> **Prompt**:
Count how many lines in the material below hold the word "this"; the reply is that number alone.

─── The data

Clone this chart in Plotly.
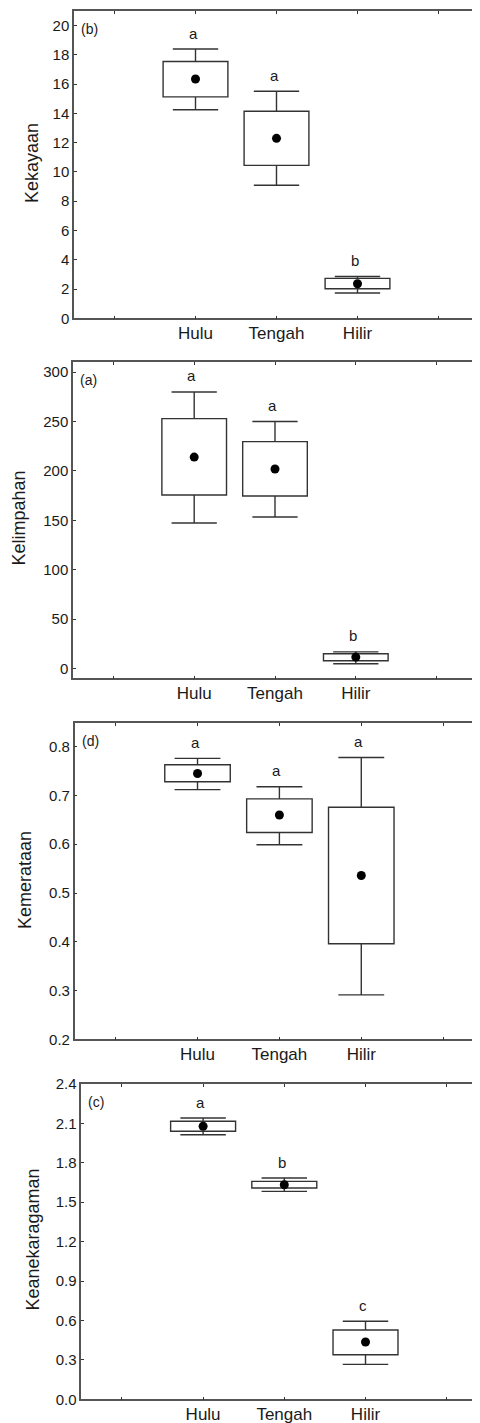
import plotly.graph_objects as go

# ---------------- data ----------------
categories = ["Hulu", "Tengah", "Hilir"]
cat_pos = [1, 2, 3]

# Panel (b) Kekayaan
kek_mean = [16.35, 12.3, 2.36]
kek_box_lo = [15.13, 10.45, 2.02]
kek_box_hi = [17.55, 14.15, 2.73]
kek_wh_lo = [14.25, 9.09, 1.73]
kek_wh_hi = [18.4, 15.52, 2.86]
kek_letters = ["a", "a", "b"]

# Panel (a) Kelimpahan
kel_mean = [214, 202, 11.5]
kel_box_lo = [175.6, 174.6, 7.7]
kel_box_hi = [253, 229.7, 14.8]
kel_wh_lo = [147.3, 153.3, 4.7]
kel_wh_hi = [280, 250, 16.8]
kel_letters = ["a", "a", "b"]

# Panel (d) Kemerataan
kem_mean = [0.745, 0.66, 0.536]
kem_box_lo = [0.728, 0.624, 0.396]
kem_box_hi = [0.763, 0.693, 0.676]
kem_wh_lo = [0.712, 0.599, 0.291]
kem_wh_hi = [0.776, 0.718, 0.778]
kem_letters = ["a", "a", "a"]

# Panel (c) Keanekaragaman
kea_mean = [2.078, 1.633, 0.436]
kea_box_lo = [2.04, 1.608, 0.339]
kea_box_hi = [2.116, 1.659, 0.527]
kea_wh_lo = [2.014, 1.583, 0.266]
kea_wh_hi = [2.141, 1.684, 0.594]
kea_letters = ["a", "b", "c"]

panels = [
    dict(tag="(b)", title="Kekayaan", mean=kek_mean, blo=kek_box_lo, bhi=kek_box_hi,
         wlo=kek_wh_lo, whi=kek_wh_hi, letters=kek_letters,
         yrange=[0, 21], ytick=[0, 2, 4, 6, 8, 10, 12, 14, 16, 18, 20], yfmt="",
         px=(74, 479), py=(11, 318.3), xrange=[-0.5, 4.5], tx=32, ty=163),
    dict(tag="(a)", title="Kelimpahan", mean=kel_mean, blo=kel_box_lo, bhi=kel_box_hi,
         wlo=kel_wh_lo, whi=kel_wh_hi, letters=kel_letters,
         yrange=[-10, 310], ytick=[0, 50, 100, 150, 200, 250, 300], yfmt="",
         px=(73, 477), py=(362.3, 678.3), xrange=[-0.5, 4.5], tx=18.5, ty=518),
    dict(tag="(d)", title="Kemerataan", mean=kem_mean, blo=kem_box_lo, bhi=kem_box_hi,
         wlo=kem_wh_lo, whi=kem_wh_hi, letters=kem_letters,
         yrange=[0.2, 0.848], ytick=[0.2, 0.3, 0.4, 0.5, 0.6, 0.7, 0.8], yfmt=".1f",
         px=(74.7, 480), py=(723.3, 1039.3), xrange=[-0.5, 4.45], tx=25, ty=880),
    dict(tag="(c)", title="Keanekaragaman", mean=kea_mean, blo=kea_box_lo, bhi=kea_box_hi,
         wlo=kea_wh_lo, whi=kea_wh_hi, letters=kea_letters,
         yrange=[0, 2.4], ytick=[0, 0.3, 0.6, 0.9, 1.2, 1.5, 1.8, 2.1, 2.4], yfmt=".1f",
         px=(81.3, 480), py=(1084, 1399.3), xrange=[-0.5, 4.41], tx=32.5, ty=1240),
]

# The page body has an 8px default margin, so the figure is drawn 8px in.
OFF = 8
W, H = 480 - OFF, 1423 - OFF
FONT = "Liberation Sans, Arial, sans-serif"
TXT = "#1a1a1a"
LINE = "#333333"
AX = "#555555"
BOX_W = 0.8      # box width (x units)
CAP_HALF = 0.28  # whisker cap half width (x units)


def fx(px):
    return min(max((px - OFF) / W, 0), 1)


def fy(py):
    return min(max(1 - (py - OFF) / H, 0), 1)


fig = go.Figure()
layout = dict(
    template="none",
    width=W, height=H, margin=dict(l=0, r=0, t=0, b=0, pad=0),
    paper_bgcolor="white", plot_bgcolor="white", showlegend=False,
    font=dict(family=FONT, color=TXT),
    annotations=[],
)

for i, p in enumerate(panels):
    n = "" if i == 0 else str(i + 1)
    xa, ya = "x" + n, "y" + n
    fig.add_trace(go.Bar(
        x=cat_pos, y=[h - l for h, l in zip(p["bhi"], p["blo"])], base=p["blo"],
        width=BOX_W, marker=dict(color="white", line=dict(color=LINE, width=1.4)),
        xaxis=xa, yaxis=ya, hoverinfo="skip",
    ))
    wx, wy = [], []
    for c, bl, bh, wl, wh in zip(cat_pos, p["blo"], p["bhi"], p["wlo"], p["whi"]):
        wx += [c, c, None, c - CAP_HALF, c + CAP_HALF, None,
               c, c, None, c - CAP_HALF, c + CAP_HALF, None]
        wy += [bh, wh, None, wh, wh, None,
               bl, wl, None, wl, wl, None]
    fig.add_trace(go.Scatter(
        x=wx, y=wy, mode="lines", line=dict(color=LINE, width=1.4),
        connectgaps=False, xaxis=xa, yaxis=ya, hoverinfo="skip",
    ))
    fig.add_trace(go.Scatter(
        x=cat_pos, y=p["mean"], mode="markers",
        marker=dict(color="black", size=9, line=dict(width=0)),
        xaxis=xa, yaxis=ya, hoverinfo="skip",
    ))
    x0, x1 = p["px"]
    y0, y1 = p["py"]
    common = dict(showline=True, linecolor=AX, linewidth=1.5, mirror="ticks",
                  ticks="inside", ticklen=3, tickwidth=1, tickcolor="#333",
                  showgrid=False, zeroline=False, fixedrange=True, automargin=False)
    layout["xaxis" + n] = dict(
        domain=[fx(x0), fx(x1)], anchor=ya, range=p["xrange"],
        tickmode="array", tickvals=[0, 1, 2, 3, 4],
        ticktext=[""] + categories + [""],
        tickfont=dict(size=17, color=TXT, family=FONT),
        ticklabelstandoff=-1, **common)
    layout["yaxis" + n] = dict(
        domain=[fy(y1), fy(y0)], anchor=xa, range=p["yrange"],
        tickmode="array", tickvals=p["ytick"], tickformat=p["yfmt"],
        tickfont=dict(size=15, color=TXT, family=FONT),
        ticklabelstandoff=0, **common)
    layout["annotations"].append(dict(
        text=p["title"], x=fx(p["tx"]), y=fy(p["ty"]), xref="paper", yref="paper",
        textangle=-90, showarrow=False, xanchor="center", yanchor="middle",
        font=dict(size=18, color=TXT, family=FONT)))
    layout["annotations"].append(dict(
        text=p["tag"], x=0, y=1, xref=xa + " domain", yref=ya + " domain",
        xanchor="left", yanchor="middle", xshift=5, yshift=-18, showarrow=False,
        font=dict(size=14, color=TXT, family=FONT)))
    for xp, top, let in zip(cat_pos, p["whi"], p["letters"]):
        layout["annotations"].append(dict(
            text=let, x=xp - 0.03, y=top, xref=xa, yref=ya, yshift=16,
            xanchor="center", yanchor="middle", showarrow=False,
            font=dict(size=15, color=TXT, family=FONT)))

fig.update_layout(**layout)
fig.write_html("out.html")
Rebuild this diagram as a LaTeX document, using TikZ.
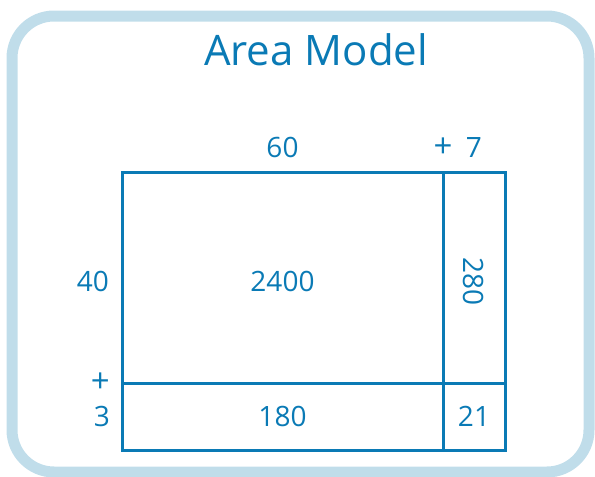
\documentclass[tikz,border=0pt]{standalone}
\usepackage{fontspec}
\setmainfont{Open Sans}
\usetikzlibrary{positioning}
\definecolor{areablue}{HTML}{0A7AB5}
\definecolor{framebg}{HTML}{C0DDEA}
\tikzstyle{cell} = [draw=areablue, line width=3pt, text=areablue, outer sep=0pt, inner sep=0pt, font=\fontsize{28}{34}\selectfont]
\tikzstyle{factor} = [text=areablue, inner sep=0pt, font=\fontsize{28}{34}\selectfont]
\tikzstyle{plus} = [factor, font=\fontsize{33}{34}\selectfont]

\begin{document}
\begin{tikzpicture}[x=1pt, y=-1pt, node distance=14pt]
\useasboundingbox (0,0) rectangle (595,477);
\draw[framebg, line width=11pt, rounded corners=42pt] (12,16) rectangle (589,472);
\node (title) [text=areablue, font=\fontsize{42}{50}\selectfont] at (316,50) {Area Model};
% the four partial products
\node (c11) [cell, minimum width=321pt, minimum height=211pt, anchor=north west, text height=28pt, text depth=0pt] at (122,172) {2400};
\node (c12) [cell, minimum width=62pt, minimum height=211pt, right=0pt of c11, text height=0pt, text depth=41pt] {\rotatebox{-90}{280}};
\node (c21) [cell, minimum width=321pt, minimum height=67pt, below=0pt of c11] {180};
\node (c22) [cell, minimum width=62pt, minimum height=67pt, right=0pt of c21] {21};
% the factors
\node (sixty) [factor, above=14pt of c11] {60};
\node (plustop) [plus, above=14pt of c11.north east] {+};
\node (seven) [factor, above=14pt of c12] {7};
\node (forty) [factor, left=13pt of c11, yshift=-4pt] {40};
\node (plusleft) [plus, left=12pt of c11.south west] {+};
\node (three) [factor, left=12pt of c21] {3};
\end{tikzpicture}
\end{document}
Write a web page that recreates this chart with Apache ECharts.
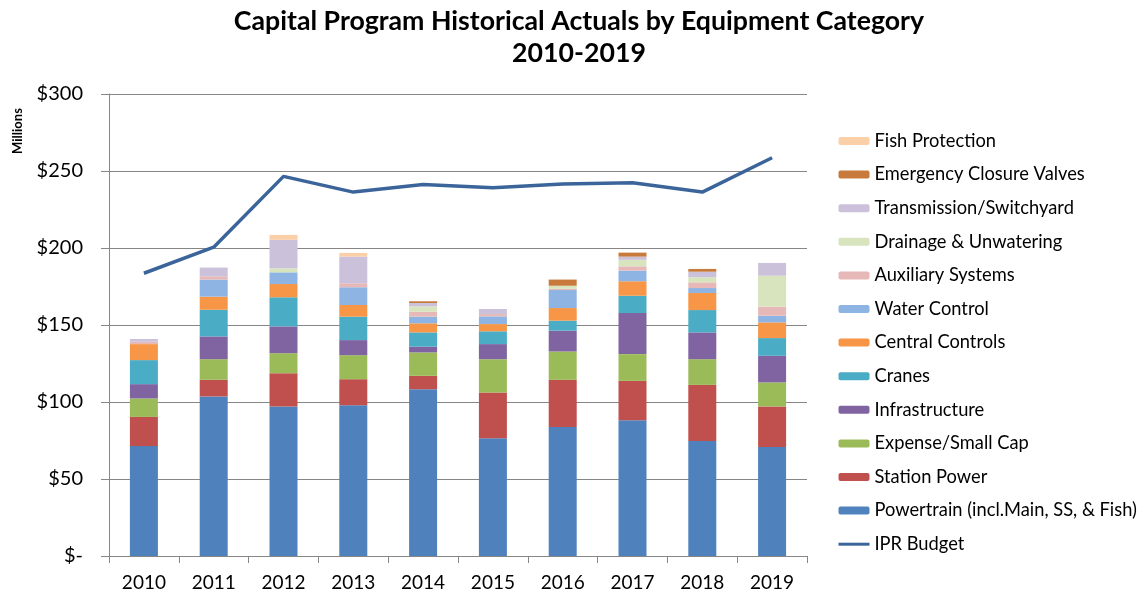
<!DOCTYPE html>
<html>
<head>
<meta charset="utf-8">
<script src="https://cdn.jsdelivr.net/npm/echarts@6/dist/echarts.min.js"></script>
<style>
  html, body { margin: 0; padding: 0; background: #fff; }
  #chart { width: 1138px; height: 598px; }
</style>
</head>
<body>
<div id="chart"></div>
<script>
// Capital program actuals by equipment category, $ millions
const years = ['2010', '2011', '2012', '2013', '2014', '2015', '2016', '2017', '2018', '2019'];

const powertrain      = [71.4, 103.6, 97.1, 97.9, 108.3, 76.4, 83.8, 88.2, 74.7, 70.8];
const stationPower    = [18.9, 10.8, 21.6, 16.9, 8.7, 29.8, 30.6, 25.5, 36.4, 26.3];
const expenseSmallCap = [12.0, 13.4, 13.0, 15.6, 15.2, 21.6, 18.4, 17.4, 16.7, 15.6];
const infrastructure  = [9.3, 14.8, 17.4, 9.8, 3.7, 9.8, 13.5, 26.7, 17.4, 17.3];
const cranes          = [15.6, 17.3, 18.9, 15.2, 9.3, 8.3, 6.5, 11.2, 14.5, 11.5];
const centralControls = [10.4, 8.5, 8.6, 7.6, 5.9, 4.7, 8.2, 9.4, 11.1, 10.2];
const waterControl    = [0, 11.1, 7.6, 11.5, 4.3, 5.0, 11.7, 6.9, 3.2, 4.3];
const auxiliary       = [1.5, 2.1, 0, 2.6, 3.2, 1.5, 0.8, 2.8, 3.7, 5.9];
const drainage        = [0, 0, 2.6, 0, 3.5, 0, 2.0, 4.2, 3.3, 20.1];
const transmission    = [1.8, 5.7, 18.5, 17.3, 2.2, 3.3, 0, 2.1, 3.6, 8.3];
const emergencyValves = [0, 0, 0, 0, 1.1, 0, 4.0, 2.6, 1.8, 0];
const fishProtection  = [0, 0, 3.2, 2.4, 0, 0, 0, 0, 0, 0];
const iprBudget       = [183.6, 200.5, 246.5, 236.3, 241.3, 239.1, 241.5, 242.4, 236.3, 258.6];

const yTicks = [0, 50, 100, 150, 200, 250, 300];

const FONT = 'Lato, "Open Sans", sans-serif';
const BUDGET_COLOR = '#3B659A';

const stackDefs = [
  ['Powertrain (incl.Main, SS, & Fish)', powertrain, '#4F81BD'],
  ['Station Power', stationPower, '#C0504D'],
  ['Expense/Small Cap', expenseSmallCap, '#9BBB59'],
  ['Infrastructure', infrastructure, '#8064A2'],
  ['Cranes', cranes, '#4BACC6'],
  ['Central Controls', centralControls, '#F79646'],
  ['Water Control', waterControl, '#8DB4E2'],
  ['Auxiliary Systems', auxiliary, '#E6B9B8'],
  ['Drainage & Unwatering', drainage, '#D7E4BD'],
  ['Transmission/Switchyard', transmission, '#CCC1DA'],
  ['Emergency Closure Valves', emergencyValves, '#C77A3C'],
  ['Fish Protection', fishProtection, '#FBCFA8']
];

const series = stackDefs.map(([name, data, color]) => ({
  name,
  type: 'bar',
  stack: 'actuals',
  data,
  barWidth: 28,
  itemStyle: { color },
  emphasis: { disabled: true }
}));

series.push({
  name: 'IPR Budget',
  type: 'line',
  data: iprBudget,
  symbol: 'none',
  lineStyle: { color: BUDGET_COLOR, width: 3.5 },
  itemStyle: { color: BUDGET_COLOR },
  z: 5
});

// Legend lists the stack top-down, then the budget line (line only, no marker)
const legendOrder = stackDefs.map(d => d[0]).reverse().map(name => ({ name }));
legendOrder.push({ name: 'IPR Budget', itemStyle: { opacity: 0 }, lineStyle: { color: BUDGET_COLOR, width: 3 } });

const chart = echarts.init(document.getElementById('chart'), null, { renderer: 'canvas' });
chart.setOption({
  animation: false,
  backgroundColor: '#fff',
  title: {
    text: 'Capital Program Historical Actuals by Equipment Category\n2010-2019',
    left: 574,
    top: 0,
    textAlign: 'center',
    textStyle: {
      fontFamily: FONT,
      fontWeight: 'bold',
      fontSize: 26.7,
      lineHeight: 32,
      color: '#000'
    }
  },
  legend: {
    orient: 'vertical',
    left: 832,
    top: 126,
    itemWidth: 31,
    itemHeight: 8,
    itemGap: 13.6,
    data: legendOrder,
    textStyle: { fontFamily: FONT, fontSize: 18.3, lineHeight: 20, color: '#000' },
    selectedMode: false
  },
  grid: { left: 109, right: 331, top: 94, bottom: 42, containLabel: false },
  xAxis: {
    type: 'category',
    data: years,
    axisLine: { lineStyle: { color: '#868686', width: 1 } },
    axisTick: { show: true, alignWithLabel: false, length: 7, lineStyle: { color: '#868686' } },
    axisLabel: { fontFamily: FONT, fontSize: 19, color: '#000', margin: 17 }
  },
  yAxis: {
    type: 'value',
    min: yTicks[0],
    max: yTicks[yTicks.length - 1],
    interval: yTicks[1] - yTicks[0],
    axisLine: { show: true, lineStyle: { color: '#868686', width: 1 } },
    axisTick: { show: true, length: 8, lineStyle: { color: '#868686' } },
    splitLine: { lineStyle: { color: '#868686', width: 1 } },
    axisLabel: {
      fontFamily: FONT,
      fontSize: 20,
      color: '#000',
      margin: 26,
      formatter: v => (v === 0 ? '$-' : '$' + v)
    }
  },
  graphic: [{
    type: 'text',
    x: 18,
    y: 131,
    rotation: Math.PI / 2,
    style: {
      text: 'Millions',
      fontFamily: FONT,
      fontWeight: 'bold',
      fontSize: 13,
      fill: '#000',
      textAlign: 'center',
      textVerticalAlign: 'middle'
    }
  }],
  series
});
</script>
</body>
</html>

──────

> **Task response**:
3